Records to process —
____

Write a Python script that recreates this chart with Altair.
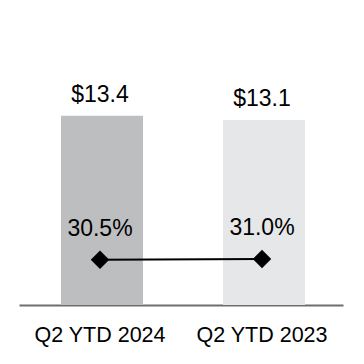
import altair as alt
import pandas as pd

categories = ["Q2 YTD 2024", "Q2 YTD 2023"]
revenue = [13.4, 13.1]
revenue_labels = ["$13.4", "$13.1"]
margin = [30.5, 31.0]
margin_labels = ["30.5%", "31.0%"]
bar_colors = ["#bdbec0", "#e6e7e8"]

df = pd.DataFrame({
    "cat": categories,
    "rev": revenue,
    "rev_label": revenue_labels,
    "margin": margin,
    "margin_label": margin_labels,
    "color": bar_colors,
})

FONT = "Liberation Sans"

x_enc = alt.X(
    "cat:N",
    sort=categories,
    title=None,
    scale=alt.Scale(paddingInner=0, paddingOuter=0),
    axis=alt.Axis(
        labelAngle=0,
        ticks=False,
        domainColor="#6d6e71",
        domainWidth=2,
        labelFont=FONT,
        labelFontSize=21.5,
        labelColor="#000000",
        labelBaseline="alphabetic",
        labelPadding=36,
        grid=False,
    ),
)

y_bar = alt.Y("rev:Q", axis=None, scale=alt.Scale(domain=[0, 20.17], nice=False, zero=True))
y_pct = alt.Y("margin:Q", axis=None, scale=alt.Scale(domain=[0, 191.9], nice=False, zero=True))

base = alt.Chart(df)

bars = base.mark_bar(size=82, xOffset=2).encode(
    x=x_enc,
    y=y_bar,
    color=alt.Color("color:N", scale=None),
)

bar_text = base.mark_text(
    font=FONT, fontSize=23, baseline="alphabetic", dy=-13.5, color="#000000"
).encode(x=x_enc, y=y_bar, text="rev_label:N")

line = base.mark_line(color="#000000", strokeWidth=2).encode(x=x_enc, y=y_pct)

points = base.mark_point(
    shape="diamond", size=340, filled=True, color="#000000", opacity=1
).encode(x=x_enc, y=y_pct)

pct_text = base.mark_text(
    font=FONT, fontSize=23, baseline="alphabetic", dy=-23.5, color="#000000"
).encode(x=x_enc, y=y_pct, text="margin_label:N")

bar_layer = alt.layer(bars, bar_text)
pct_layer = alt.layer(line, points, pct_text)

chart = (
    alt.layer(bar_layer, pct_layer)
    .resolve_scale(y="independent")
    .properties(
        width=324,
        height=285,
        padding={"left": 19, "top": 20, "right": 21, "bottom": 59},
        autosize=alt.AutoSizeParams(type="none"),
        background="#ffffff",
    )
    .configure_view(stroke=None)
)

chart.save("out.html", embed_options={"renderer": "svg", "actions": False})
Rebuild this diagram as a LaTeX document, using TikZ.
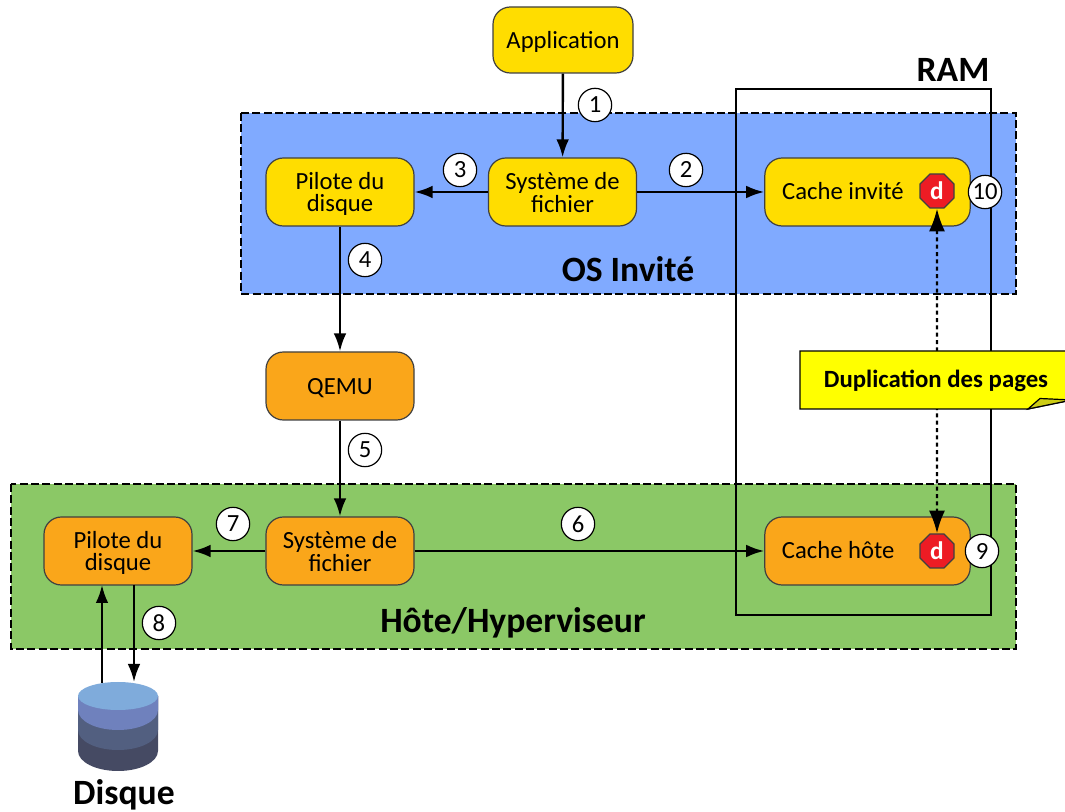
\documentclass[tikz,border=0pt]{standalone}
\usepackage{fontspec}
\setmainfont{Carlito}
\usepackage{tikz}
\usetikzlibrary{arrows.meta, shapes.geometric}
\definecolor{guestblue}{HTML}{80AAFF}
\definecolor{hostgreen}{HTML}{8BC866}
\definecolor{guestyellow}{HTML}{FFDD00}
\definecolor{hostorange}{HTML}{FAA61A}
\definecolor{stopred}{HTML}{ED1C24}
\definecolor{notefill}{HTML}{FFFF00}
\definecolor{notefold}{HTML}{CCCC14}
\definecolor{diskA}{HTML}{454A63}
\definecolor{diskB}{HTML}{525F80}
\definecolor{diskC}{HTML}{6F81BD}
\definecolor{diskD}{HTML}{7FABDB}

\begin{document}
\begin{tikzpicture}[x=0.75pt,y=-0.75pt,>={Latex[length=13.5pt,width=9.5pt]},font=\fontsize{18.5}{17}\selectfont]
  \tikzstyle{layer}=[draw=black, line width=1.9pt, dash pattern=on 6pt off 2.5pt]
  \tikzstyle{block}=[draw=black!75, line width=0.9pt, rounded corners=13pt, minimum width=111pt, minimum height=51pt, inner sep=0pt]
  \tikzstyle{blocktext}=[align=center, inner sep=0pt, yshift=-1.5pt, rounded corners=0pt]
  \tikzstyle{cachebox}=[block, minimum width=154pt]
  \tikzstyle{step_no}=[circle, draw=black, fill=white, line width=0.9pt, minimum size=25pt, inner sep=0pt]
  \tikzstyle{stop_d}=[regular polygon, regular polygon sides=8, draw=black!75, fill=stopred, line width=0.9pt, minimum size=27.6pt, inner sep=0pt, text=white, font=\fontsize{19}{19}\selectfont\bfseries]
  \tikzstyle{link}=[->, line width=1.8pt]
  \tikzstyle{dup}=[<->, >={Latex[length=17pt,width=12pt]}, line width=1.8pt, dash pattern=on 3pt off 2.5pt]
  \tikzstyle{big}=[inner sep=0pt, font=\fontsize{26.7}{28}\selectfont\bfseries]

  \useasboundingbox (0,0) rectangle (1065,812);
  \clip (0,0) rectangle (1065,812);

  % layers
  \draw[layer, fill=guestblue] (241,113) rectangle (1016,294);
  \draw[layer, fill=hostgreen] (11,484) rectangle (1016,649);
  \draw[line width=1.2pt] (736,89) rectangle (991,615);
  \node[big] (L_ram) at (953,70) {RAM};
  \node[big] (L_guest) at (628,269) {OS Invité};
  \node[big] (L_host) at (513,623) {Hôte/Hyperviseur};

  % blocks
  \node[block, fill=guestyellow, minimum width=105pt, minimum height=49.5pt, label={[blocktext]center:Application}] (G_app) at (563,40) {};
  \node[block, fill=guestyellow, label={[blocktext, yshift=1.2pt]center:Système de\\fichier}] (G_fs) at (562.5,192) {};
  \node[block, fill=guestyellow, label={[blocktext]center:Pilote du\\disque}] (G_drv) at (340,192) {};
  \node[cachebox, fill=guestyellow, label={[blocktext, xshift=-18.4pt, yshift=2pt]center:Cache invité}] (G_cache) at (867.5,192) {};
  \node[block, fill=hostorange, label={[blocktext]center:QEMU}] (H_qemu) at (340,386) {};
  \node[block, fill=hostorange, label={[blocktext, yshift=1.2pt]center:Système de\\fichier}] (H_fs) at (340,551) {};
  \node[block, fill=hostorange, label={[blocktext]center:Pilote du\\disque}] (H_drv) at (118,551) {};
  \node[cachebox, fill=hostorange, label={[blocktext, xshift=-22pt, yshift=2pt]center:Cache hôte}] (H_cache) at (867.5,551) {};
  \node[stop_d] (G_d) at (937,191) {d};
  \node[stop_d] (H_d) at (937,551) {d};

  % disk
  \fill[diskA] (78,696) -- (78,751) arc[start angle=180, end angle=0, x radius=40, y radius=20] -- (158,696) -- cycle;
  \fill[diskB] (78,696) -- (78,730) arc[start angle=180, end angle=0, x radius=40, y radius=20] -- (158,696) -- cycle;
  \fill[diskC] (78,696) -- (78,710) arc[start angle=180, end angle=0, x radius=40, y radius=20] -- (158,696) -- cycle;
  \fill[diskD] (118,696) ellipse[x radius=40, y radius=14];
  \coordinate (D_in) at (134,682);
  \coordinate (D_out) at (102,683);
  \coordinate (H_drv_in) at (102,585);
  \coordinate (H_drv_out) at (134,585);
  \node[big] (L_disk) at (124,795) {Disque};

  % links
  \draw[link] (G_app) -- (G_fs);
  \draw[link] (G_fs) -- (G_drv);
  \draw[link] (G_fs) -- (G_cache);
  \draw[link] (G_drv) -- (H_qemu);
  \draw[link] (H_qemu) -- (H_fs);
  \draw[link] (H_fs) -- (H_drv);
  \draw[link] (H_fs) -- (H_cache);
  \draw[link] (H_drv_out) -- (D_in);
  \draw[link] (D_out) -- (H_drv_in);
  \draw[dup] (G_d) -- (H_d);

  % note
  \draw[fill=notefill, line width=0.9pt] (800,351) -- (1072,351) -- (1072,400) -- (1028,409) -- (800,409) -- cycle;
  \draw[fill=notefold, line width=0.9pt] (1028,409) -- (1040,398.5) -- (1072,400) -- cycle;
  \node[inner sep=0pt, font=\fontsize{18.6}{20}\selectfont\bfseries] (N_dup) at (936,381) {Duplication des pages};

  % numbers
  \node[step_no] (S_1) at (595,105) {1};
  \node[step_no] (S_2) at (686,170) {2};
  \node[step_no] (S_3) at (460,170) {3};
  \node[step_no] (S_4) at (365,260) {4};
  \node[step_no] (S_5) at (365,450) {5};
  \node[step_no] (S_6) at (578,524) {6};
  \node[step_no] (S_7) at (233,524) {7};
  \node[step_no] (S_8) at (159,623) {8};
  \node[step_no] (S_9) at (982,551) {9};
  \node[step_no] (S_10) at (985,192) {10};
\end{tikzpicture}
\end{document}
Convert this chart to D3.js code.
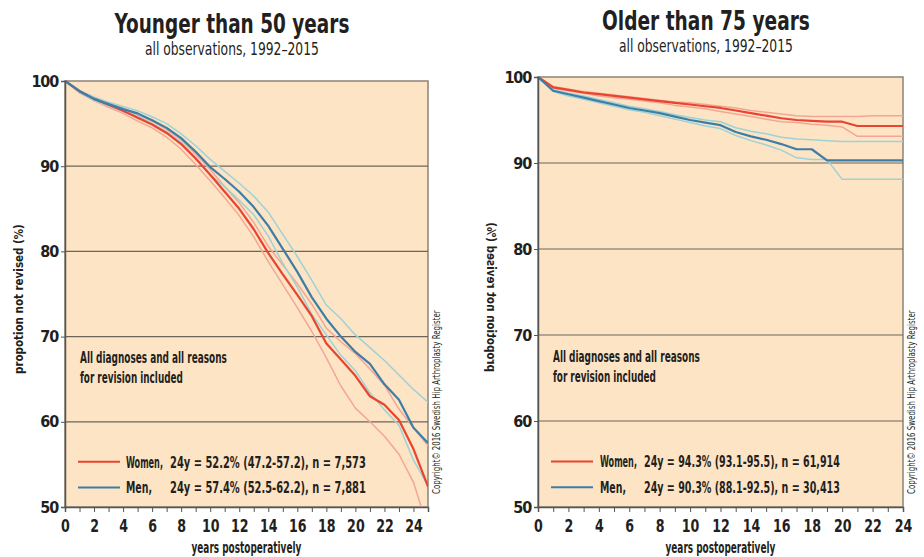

____

What you should do — Scan the lines for the string "this". Pick out every line that has it.

Solution to the problem —
Write a Python script that recreates this chart with Altair.
Rebuild this diagram as a LaTeX document, using TikZ.
Convert this chart to D3.js code.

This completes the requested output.